Immediately following Carpenter’s presentation was Emmanuelle Gouillart, scientific director of Saint-Gobain Research Paris. She discussed glass and glazing’s role in making construction more sustainable and focused on on how thin films and active technologies can optimize the optical and thermal properties of glazing to reduce energy consumption.

Gouillart began her discussion by posing the question: What percentage of the 50 billion tons of CO2 globally emitted every year comes from buildings and construction?

“It is daunting 40%,” she said. Of this number, 12% comes from the construction phase, mostly from the manufacturing of construction materials. Mainly steel and cement, but glass also contributes. “And the remaining 28% comes from the use of buildings, mostly from heating and cooling.”

Glass manufacturing has a large footprint because it requires significant energy, she said. The start of the process begins in a float glass furnace—one plant she referenced in north France is about the size of a suburban neighborhood.

The furnace itself, where the glass becomes molten, operates at temperatures high enough to melt iron, 2,800°F, and can also use natural gas to heat, contributes to the process’s high energy consumption. One way the industry can improve its energy efficiency is the use of active glazing, Gouillart said.

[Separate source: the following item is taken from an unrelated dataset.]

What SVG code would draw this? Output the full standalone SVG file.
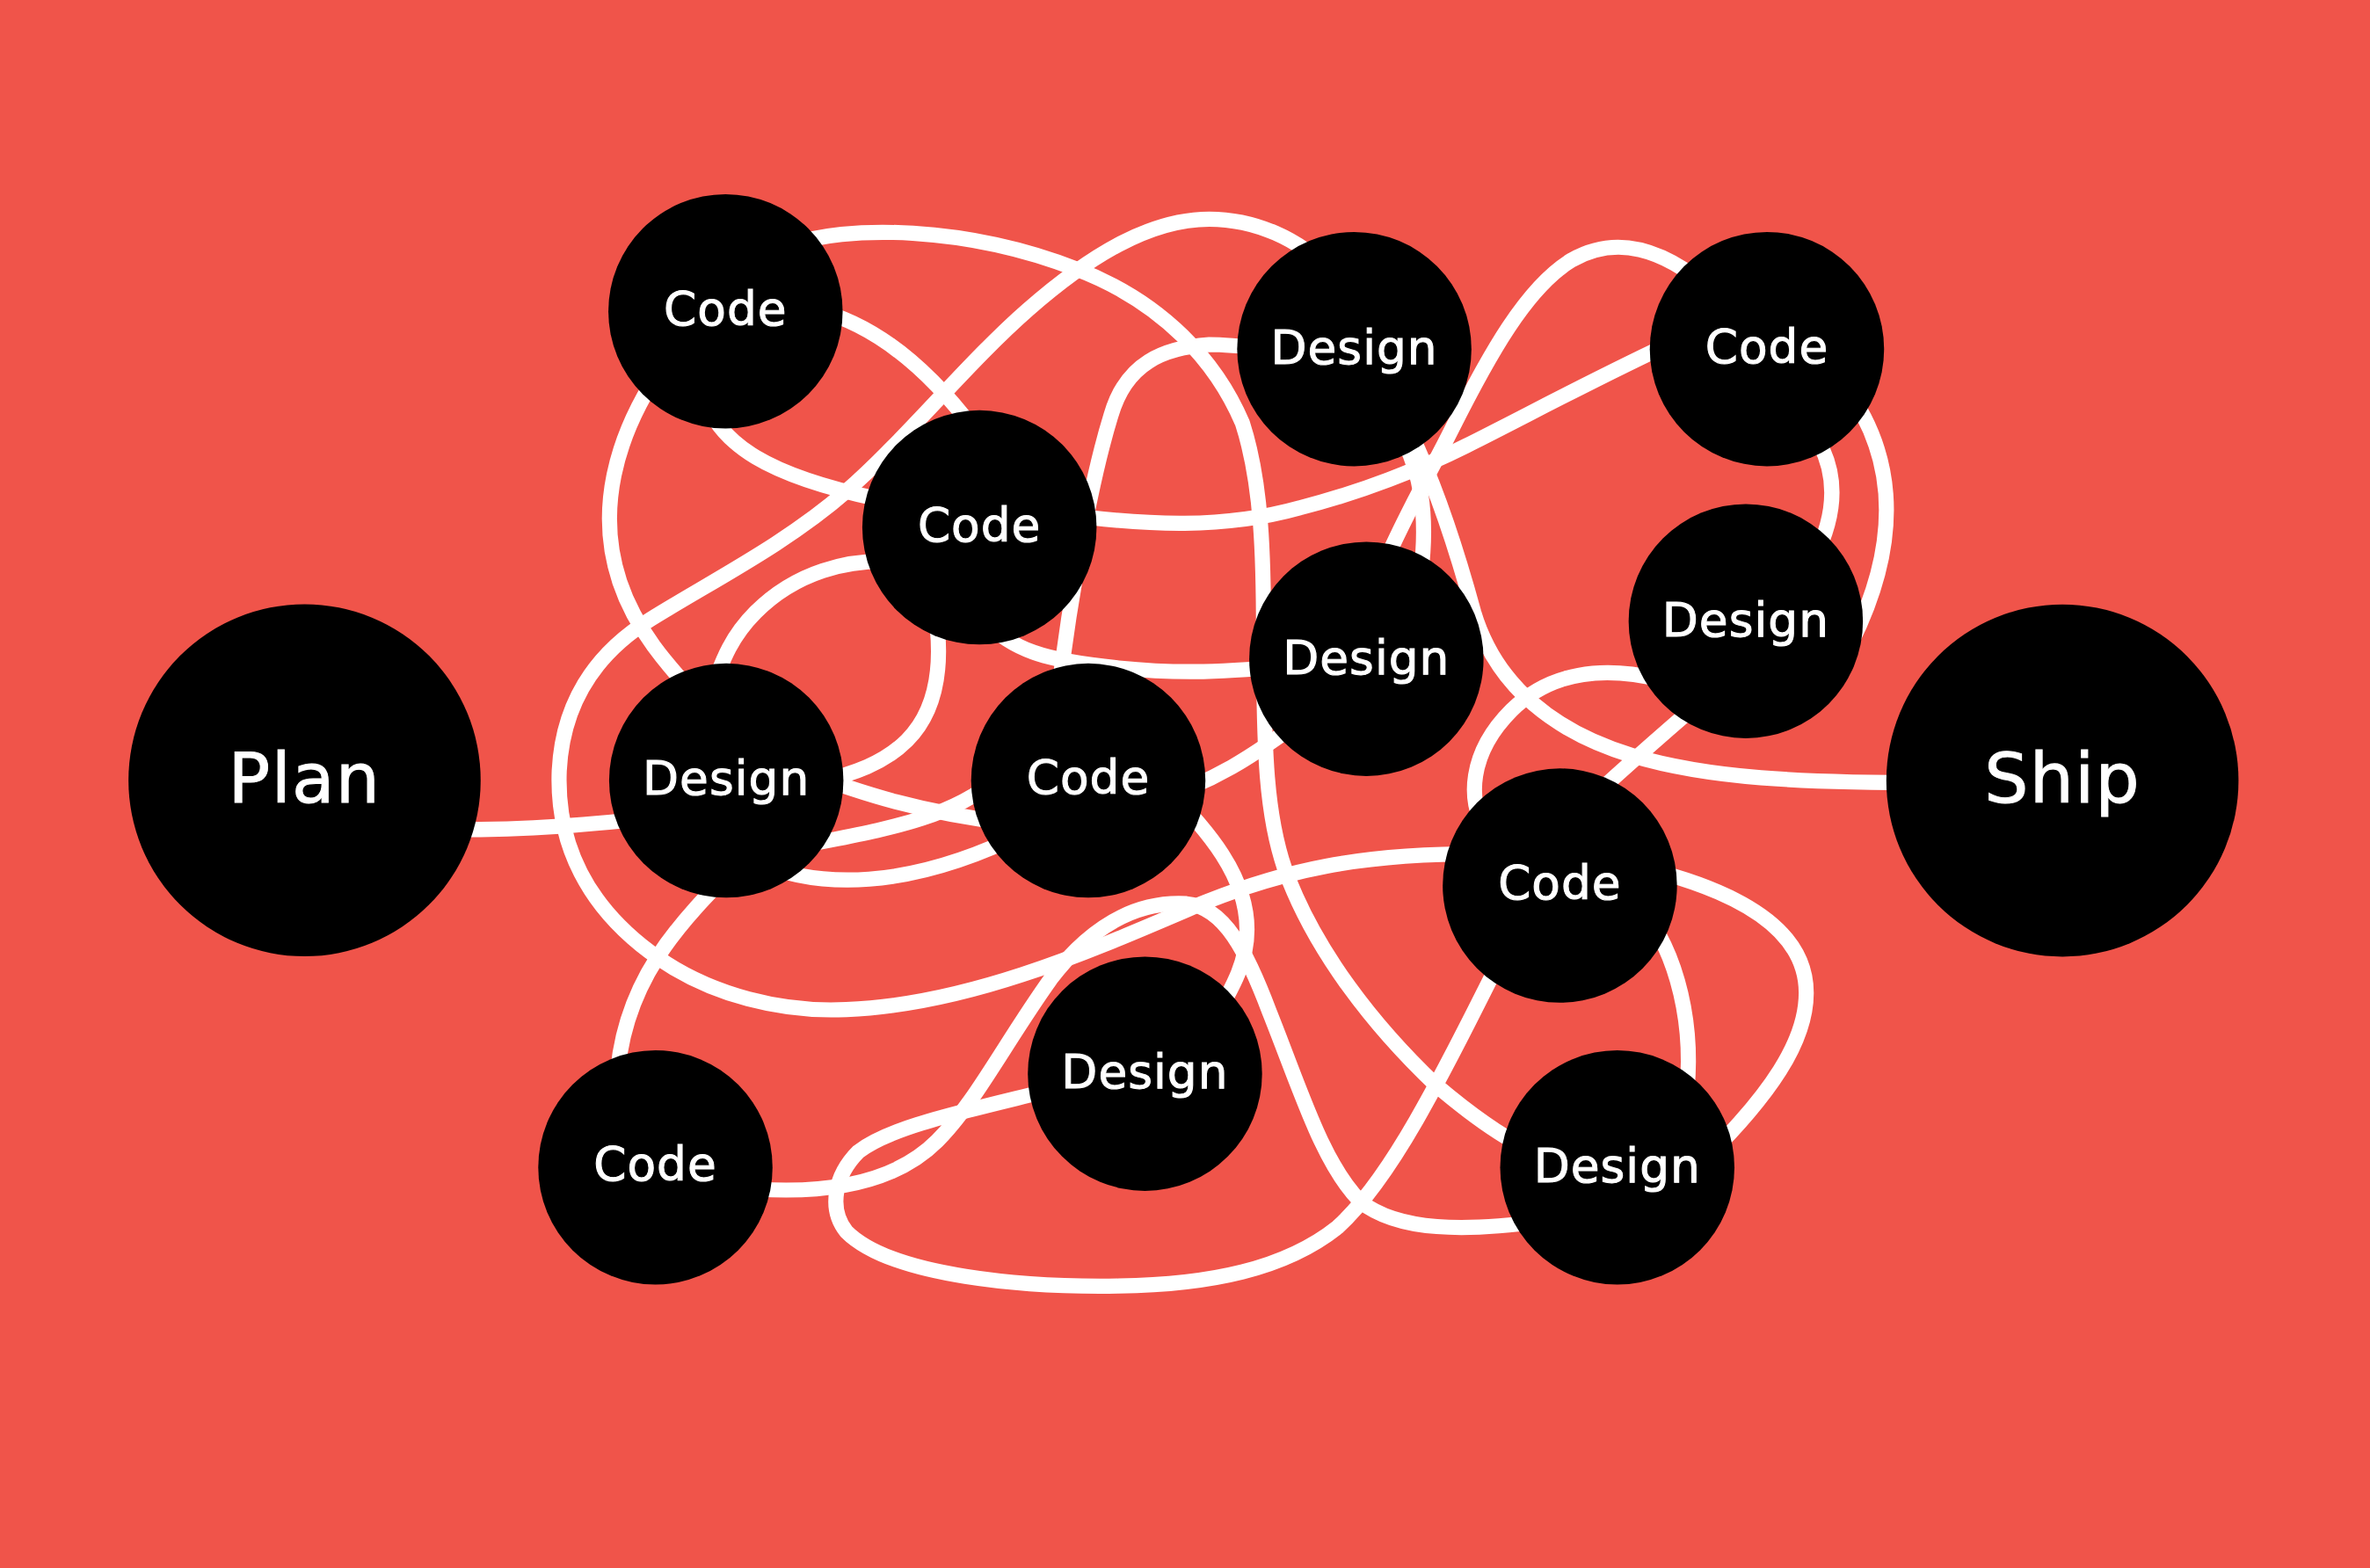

“In active glazing, the performances of films are not static anymore, but can change with some stimuli,” she said. “For example, changing the tint of glass, like in electrochromic glazing… is a better way to control the amount of light and heat which can go out and in your building.”

She also mentioned the continued future use of glass veils, a product manufactured by Saint-Gobain. “It’s a fabric made of quite sturdy glass fibers, which you can coat and ensure excellent mechanical properties, resistance to UV and also water repellency.”

The glass veils can also be used to replace heavy materials to make construction lighter.

She concluded by describing glass as “an essential ingredient of construction in the future… and we are working really hard to make it more sustainable, where when it’s manufactured, and of course, because it’s a great way to control thermal insulation.”

It’s a very useful ad very beautiful material, Gouillart said.